- REQUIREMENTS -
Can the data below be set down again exactly, line for line?

- DATA LINES -
★ ★ ★ ★

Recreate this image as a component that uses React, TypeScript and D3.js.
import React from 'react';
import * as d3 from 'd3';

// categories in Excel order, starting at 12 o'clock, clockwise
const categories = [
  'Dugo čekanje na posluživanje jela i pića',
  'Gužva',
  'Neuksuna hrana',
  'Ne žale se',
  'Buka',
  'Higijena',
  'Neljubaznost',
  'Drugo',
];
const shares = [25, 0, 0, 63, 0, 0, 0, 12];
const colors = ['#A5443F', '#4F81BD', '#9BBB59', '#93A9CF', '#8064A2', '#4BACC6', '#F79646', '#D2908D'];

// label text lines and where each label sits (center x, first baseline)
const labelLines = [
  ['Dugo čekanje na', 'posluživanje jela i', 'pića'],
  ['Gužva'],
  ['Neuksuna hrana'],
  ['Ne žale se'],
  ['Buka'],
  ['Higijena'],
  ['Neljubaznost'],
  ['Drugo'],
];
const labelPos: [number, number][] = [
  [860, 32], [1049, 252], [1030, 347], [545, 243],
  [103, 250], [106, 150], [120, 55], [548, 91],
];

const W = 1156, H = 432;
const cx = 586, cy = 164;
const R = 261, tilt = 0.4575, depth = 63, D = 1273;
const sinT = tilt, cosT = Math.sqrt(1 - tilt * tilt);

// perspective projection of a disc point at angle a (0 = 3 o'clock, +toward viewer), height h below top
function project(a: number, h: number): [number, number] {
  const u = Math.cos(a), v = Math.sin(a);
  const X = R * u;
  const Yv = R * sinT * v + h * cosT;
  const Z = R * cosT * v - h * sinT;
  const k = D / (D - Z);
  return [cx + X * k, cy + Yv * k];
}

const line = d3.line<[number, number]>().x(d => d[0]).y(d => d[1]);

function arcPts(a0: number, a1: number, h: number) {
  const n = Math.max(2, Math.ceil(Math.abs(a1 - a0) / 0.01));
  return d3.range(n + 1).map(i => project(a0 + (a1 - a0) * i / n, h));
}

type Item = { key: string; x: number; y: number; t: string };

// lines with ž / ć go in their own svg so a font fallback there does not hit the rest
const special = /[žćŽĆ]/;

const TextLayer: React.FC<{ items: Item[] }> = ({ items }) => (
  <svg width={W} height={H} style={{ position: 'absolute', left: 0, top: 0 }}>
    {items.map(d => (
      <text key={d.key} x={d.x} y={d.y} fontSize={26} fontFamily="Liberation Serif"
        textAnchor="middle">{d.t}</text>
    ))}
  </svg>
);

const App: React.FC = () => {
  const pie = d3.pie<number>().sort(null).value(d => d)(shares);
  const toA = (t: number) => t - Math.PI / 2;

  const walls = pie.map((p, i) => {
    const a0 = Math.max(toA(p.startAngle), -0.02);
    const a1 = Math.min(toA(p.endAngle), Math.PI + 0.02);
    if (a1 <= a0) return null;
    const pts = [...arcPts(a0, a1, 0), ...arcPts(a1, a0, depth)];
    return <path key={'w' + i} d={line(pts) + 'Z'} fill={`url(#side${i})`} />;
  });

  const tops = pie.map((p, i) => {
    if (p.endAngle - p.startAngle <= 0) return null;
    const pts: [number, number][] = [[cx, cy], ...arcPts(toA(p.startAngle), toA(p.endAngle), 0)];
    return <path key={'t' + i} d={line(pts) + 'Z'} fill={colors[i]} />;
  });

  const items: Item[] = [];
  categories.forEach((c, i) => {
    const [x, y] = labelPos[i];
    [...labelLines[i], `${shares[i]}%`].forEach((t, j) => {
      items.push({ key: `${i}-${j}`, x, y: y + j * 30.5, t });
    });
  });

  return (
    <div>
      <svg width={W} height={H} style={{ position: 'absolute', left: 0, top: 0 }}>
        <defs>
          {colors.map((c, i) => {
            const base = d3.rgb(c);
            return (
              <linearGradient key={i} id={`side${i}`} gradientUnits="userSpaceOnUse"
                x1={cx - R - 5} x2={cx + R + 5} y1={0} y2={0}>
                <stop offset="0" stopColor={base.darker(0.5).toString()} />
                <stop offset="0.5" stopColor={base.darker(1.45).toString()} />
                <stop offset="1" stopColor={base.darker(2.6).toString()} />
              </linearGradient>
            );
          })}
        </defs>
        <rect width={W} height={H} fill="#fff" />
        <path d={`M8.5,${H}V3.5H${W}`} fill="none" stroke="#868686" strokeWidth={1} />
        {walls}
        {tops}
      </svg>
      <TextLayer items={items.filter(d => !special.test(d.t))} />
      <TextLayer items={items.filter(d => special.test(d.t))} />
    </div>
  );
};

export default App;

★ ★ ★ ★

- WRITTEN ANSWER -
Recreate this image as a component that uses React, TypeScript and D3.js.
import React from 'react';
import * as d3 from 'd3';

// categories in Excel order, starting at 12 o'clock, clockwise
const categories = [
  'Dugo čekanje na posluživanje jela i pića',
  'Gužva',
  'Neuksuna hrana',
  'Ne žale se',
  'Buka',
  'Higijena',
  'Neljubaznost',
  'Drugo',
];
const shares = [25, 0, 0, 63, 0, 0, 0, 12];
const colors = ['#A5443F', '#4F81BD', '#9BBB59', '#93A9CF', '#8064A2', '#4BACC6', '#F79646', '#D2908D'];

// label text lines and where each label sits (center x, first baseline)
const labelLines = [
  ['Dugo čekanje na', 'posluživanje jela i', 'pića'],
  ['Gužva'],
  ['Neuksuna hrana'],
  ['Ne žale se'],
  ['Buka'],
  ['Higijena'],
  ['Neljubaznost'],
  ['Drugo'],
];
const labelPos: [number, number][] = [
  [860, 32], [1049, 252], [1030, 347], [545, 243],
  [103, 250], [106, 150], [120, 55], [548, 91],
];

const W = 1156, H = 432;
const cx = 586, cy = 164;
const R = 261, tilt = 0.4575, depth = 63, D = 1273;
const sinT = tilt, cosT = Math.sqrt(1 - tilt * tilt);

// perspective projection of a disc point at angle a (0 = 3 o'clock, +toward viewer), height h below top
function project(a: number, h: number): [number, number] {
  const u = Math.cos(a), v = Math.sin(a);
  const X = R * u;
  const Yv = R * sinT * v + h * cosT;
  const Z = R * cosT * v - h * sinT;
  const k = D / (D - Z);
  return [cx + X * k, cy + Yv * k];
}

const line = d3.line<[number, number]>().x(d => d[0]).y(d => d[1]);

function arcPts(a0: number, a1: number, h: number) {
  const n = Math.max(2, Math.ceil(Math.abs(a1 - a0) / 0.01));
  return d3.range(n + 1).map(i => project(a0 + (a1 - a0) * i / n, h));
}

type Item = { key: string; x: number; y: number; t: string };

// lines with ž / ć go in their own svg so a font fallback there does not hit the rest
const special = /[žćŽĆ]/;

const TextLayer: React.FC<{ items: Item[] }> = ({ items }) => (
  <svg width={W} height={H} style={{ position: 'absolute', left: 0, top: 0 }}>
    {items.map(d => (
      <text key={d.key} x={d.x} y={d.y} fontSize={26} fontFamily="Liberation Serif"
        textAnchor="middle">{d.t}</text>
    ))}
  </svg>
);

const App: React.FC = () => {
  const pie = d3.pie<number>().sort(null).value(d => d)(shares);
  const toA = (t: number) => t - Math.PI / 2;

  const walls = pie.map((p, i) => {
    const a0 = Math.max(toA(p.startAngle), -0.02);
    const a1 = Math.min(toA(p.endAngle), Math.PI + 0.02);
    if (a1 <= a0) return null;
    const pts = [...arcPts(a0, a1, 0), ...arcPts(a1, a0, depth)];
    return <path key={'w' + i} d={line(pts) + 'Z'} fill={`url(#side${i})`} />;
  });

  const tops = pie.map((p, i) => {
    if (p.endAngle - p.startAngle <= 0) return null;
    const pts: [number, number][] = [[cx, cy], ...arcPts(toA(p.startAngle), toA(p.endAngle), 0)];
    return <path key={'t' + i} d={line(pts) + 'Z'} fill={colors[i]} />;
  });

  const items: Item[] = [];
  categories.forEach((c, i) => {
    const [x, y] = labelPos[i];
    [...labelLines[i], `${shares[i]}%`].forEach((t, j) => {
      items.push({ key: `${i}-${j}`, x, y: y + j * 30.5, t });
    });
  });

  return (
    <div>
      <svg width={W} height={H} style={{ position: 'absolute', left: 0, top: 0 }}>
        <defs>
          {colors.map((c, i) => {
            const base = d3.rgb(c);
            return (
              <linearGradient key={i} id={`side${i}`} gradientUnits="userSpaceOnUse"
                x1={cx - R - 5} x2={cx + R + 5} y1={0} y2={0}>
                <stop offset="0" stopColor={base.darker(0.5).toString()} />
                <stop offset="0.5" stopColor={base.darker(1.45).toString()} />
                <stop offset="1" stopColor={base.darker(2.6).toString()} />
              </linearGradient>
            );
          })}
        </defs>
        <rect width={W} height={H} fill="#fff" />
        <path d={`M8.5,${H}V3.5H${W}`} fill="none" stroke="#868686" strokeWidth={1} />
        {walls}
        {tops}
      </svg>
      <TextLayer items={items.filter(d => !special.test(d.t))} />
      <TextLayer items={items.filter(d => special.test(d.t))} />
    </div>
  );
};

export default App;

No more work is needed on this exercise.